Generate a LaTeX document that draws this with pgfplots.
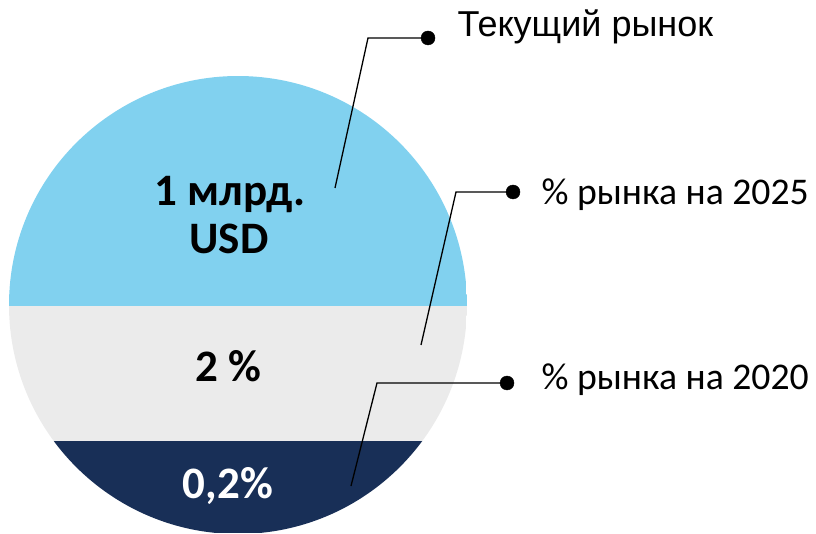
\documentclass[border=0pt]{standalone}
\usepackage{fontspec}
\setmainfont{Carlito}
\newfontfamily\arialf{Liberation Sans}
\usepackage{pgfplots}
\pgfplotsset{compat=1.18}
\definecolor{cblue}{HTML}{81D1EF}
\definecolor{cgray}{HTML}{EBEBEB}
\definecolor{cnavy}{HTML}{182F57}
\begin{document}
\begin{tikzpicture}
\begin{axis}[
  scale only axis, width=816pt, height=533pt,
  xmin=0, xmax=816, ymin=0, ymax=533, y dir=reverse,
  hide axis, clip=false,
]
\path (axis cs:0,0) rectangle (axis cs:816,533);
\begin{scope}
\clip (axis cs:238,305) ellipse [x radius=229, y radius=229];
% bands (pixel rows): top of circle, boundary 1, boundary 2, bottom of circle
\addplot[fill=cblue, draw=none] coordinates {(9,76) (467,76) (467,306) (9,306)} -- cycle;
\addplot[fill=cgray, draw=none] coordinates {(9,306) (467,306) (467,441) (9,441)} -- cycle;
\addplot[fill=cnavy, draw=none] coordinates {(9,441) (467,441) (467,533) (9,533)} -- cycle;
\end{scope}
% leader lines
\addplot[black, line width=1.3pt] coordinates {(335,188) (368,38) (428,38)};
\addplot[black, line width=1.3pt] coordinates {(421,345) (456,192) (513,192)};
\addplot[black, line width=1.3pt] coordinates {(351,486) (377,383) (507,383)};
\addplot[only marks, mark=*, mark size=7pt, black] coordinates {(428,38) (513,192) (507,383)};
% labels
\node[anchor=base west, font=\arialf\fontsize{36}{40}\selectfont] at (axis cs:454,37) {Текущий рынок};
\node[anchor=base west, font=\fontsize{37.7}{40}\selectfont] at (axis cs:538,205) {\% рынка на 2025};
\node[anchor=base west, font=\fontsize{37.7}{40}\selectfont] at (axis cs:538,389) {\% рынка на 2020};
\node[anchor=base, font=\bfseries\fontsize{45}{48}\selectfont] at (axis cs:230,206) {1 млрд.};
\node[anchor=base, font=\bfseries\fontsize{45}{48}\selectfont] at (axis cs:229,254) {USD};
\node[anchor=base, font=\bfseries\fontsize{45}{48}\selectfont] at (axis cs:228,381) {2 \%};
\node[anchor=base, font=\bfseries\fontsize{45}{48}\selectfont, text=white] at (axis cs:228,498) {0,2\%};
\end{axis}
\end{tikzpicture}
\end{document}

### DIRECTIONS:
Set every line down exactly as written, leaving each picture out.

### RESPONSE TO THE EXERCISE:
Generate a LaTeX document that draws this with pgfplots.
\documentclass[border=0pt]{standalone}
\usepackage{fontspec}
\setmainfont{Carlito}
\newfontfamily\arialf{Liberation Sans}
\usepackage{pgfplots}
\pgfplotsset{compat=1.18}
\definecolor{cblue}{HTML}{81D1EF}
\definecolor{cgray}{HTML}{EBEBEB}
\definecolor{cnavy}{HTML}{182F57}
\begin{document}
\begin{tikzpicture}
\begin{axis}[
  scale only axis, width=816pt, height=533pt,
  xmin=0, xmax=816, ymin=0, ymax=533, y dir=reverse,
  hide axis, clip=false,
]
\path (axis cs:0,0) rectangle (axis cs:816,533);
\begin{scope}
\clip (axis cs:238,305) ellipse [x radius=229, y radius=229];
% bands (pixel rows): top of circle, boundary 1, boundary 2, bottom of circle
\addplot[fill=cblue, draw=none] coordinates {(9,76) (467,76) (467,306) (9,306)} -- cycle;
\addplot[fill=cgray, draw=none] coordinates {(9,306) (467,306) (467,441) (9,441)} -- cycle;
\addplot[fill=cnavy, draw=none] coordinates {(9,441) (467,441) (467,533) (9,533)} -- cycle;
\end{scope}
% leader lines
\addplot[black, line width=1.3pt] coordinates {(335,188) (368,38) (428,38)};
\addplot[black, line width=1.3pt] coordinates {(421,345) (456,192) (513,192)};
\addplot[black, line width=1.3pt] coordinates {(351,486) (377,383) (507,383)};
\addplot[only marks, mark=*, mark size=7pt, black] coordinates {(428,38) (513,192) (507,383)};
% labels
\node[anchor=base west, font=\arialf\fontsize{36}{40}\selectfont] at (axis cs:454,37) {Текущий рынок};
\node[anchor=base west, font=\fontsize{37.7}{40}\selectfont] at (axis cs:538,205) {\% рынка на 2025};
\node[anchor=base west, font=\fontsize{37.7}{40}\selectfont] at (axis cs:538,389) {\% рынка на 2020};
\node[anchor=base, font=\bfseries\fontsize{45}{48}\selectfont] at (axis cs:230,206) {1 млрд.};
\node[anchor=base, font=\bfseries\fontsize{45}{48}\selectfont] at (axis cs:229,254) {USD};
\node[anchor=base, font=\bfseries\fontsize{45}{48}\selectfont] at (axis cs:228,381) {2 \%};
\node[anchor=base, font=\bfseries\fontsize{45}{48}\selectfont, text=white] at (axis cs:228,498) {0,2\%};
\end{axis}
\end{tikzpicture}
\end{document}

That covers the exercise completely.